Baca Juga: Data Ungkap Rincian Baru Dukungan AS dalam Operasi Anti-PKI 1965
Dokumen yang dirilis Arsip Keamanan Nasional di AS merupakan dokumen yang baru saja dideklasifikasi dari Kedutaan Besar AS di Jakarta dari tahun 1964-1968. Data itu dirilis setelah para aktivis, ilmuwan, pembuat film dan sekelompok Senator AS meminta agar berkas tersebut dipublikasikan.
Arsip Keamanan Nasional mengatakan bahwa Telegram 1516 dari Kedutaan Besar Amerika di Jakarta adalah ”kabel penting” yang melaporkan tentang percakapan antara pengamat dan aktivis dari PKI.
Telegram tertanggal 20 November 1965 menyebut seorang jurnalis Australia yang andal, yang fasih berbahasa Indonesia, adalah wartawan Barat pertama yang mengunjungi Jawa Tengah pada tanggal 10 Oktober 1965. Jurnalis yang dimaksud adalah Palmos.

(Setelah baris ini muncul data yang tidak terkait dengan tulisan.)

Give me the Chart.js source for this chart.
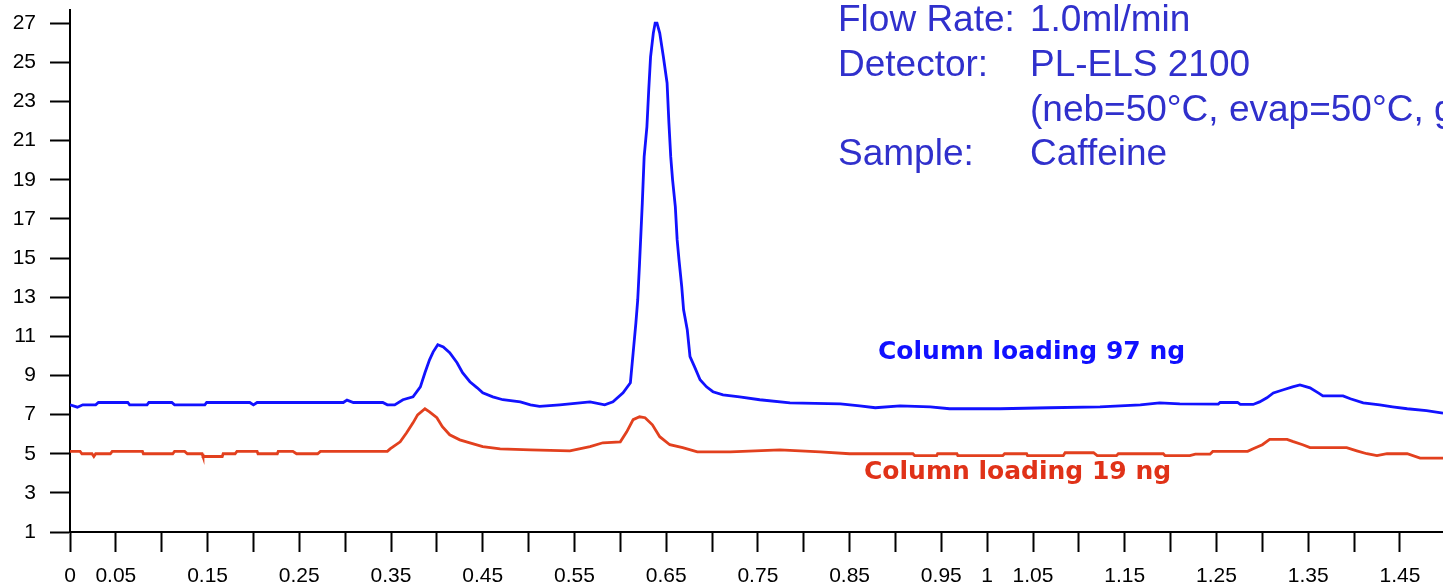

”Dia mengatakan bahwa dia berbicara dengan kader PKI di sejumlah tempat di Jawa Tengah dan merasa sangat bingung dan mengklaim tidak memiliki pengetahuan sebelumnya tentang gerakan 30 September,” bunyi telegram tersebut.
Gerakan 30 September merupakan kudeta yang dibatalkan dan PKI sebagai pihak yang disalahkan karena menculik dan membunuh para jenderal terbaik Indonesia.
Baca Juga: Dokumen AS Juga Singgung Peran Ulama dalam Pembantaian Anti-PKI
Tindakan PKI itulah yang memicu pembantaian massal yang diprakarsai oleh tentara Indonesia. Targetnya adalah anggota dan simpatisan PKI serta siapa saja yang dituduh memiliki kecenderungan sebagai orang “kiri”.
”Kabel (diplomatik) tersebut menunjukkan bahwa pejabat AS sangat menyadari bahwa para pendukung dan anggota PKI yang ditangkap atau dibunuh dalam kampanye penindasan yang dipimpin tentara dan pembunuhan massal tidak memiliki peran—atau bahkan mengetahui—tentang gerakan 30 September,” bunyi Arsip Keamanan Nasional AS.
“Amerika Serikat mulai bergerak untuk menawarkan dukungan rahasia yang substansial untuk kampanye (pembersihan) tersebut,” lanjut dokumen arsip tersebut.
Palmos mengatakan bahwa dia dan jurnalis Canadian Broadcasting Corporation, Don North, melakukan perjalanan ke Jawa Barat dan Jawa Tengah 10 hari setelah kudeta yang gagal untuk mengukur skala keterlibatan PKI.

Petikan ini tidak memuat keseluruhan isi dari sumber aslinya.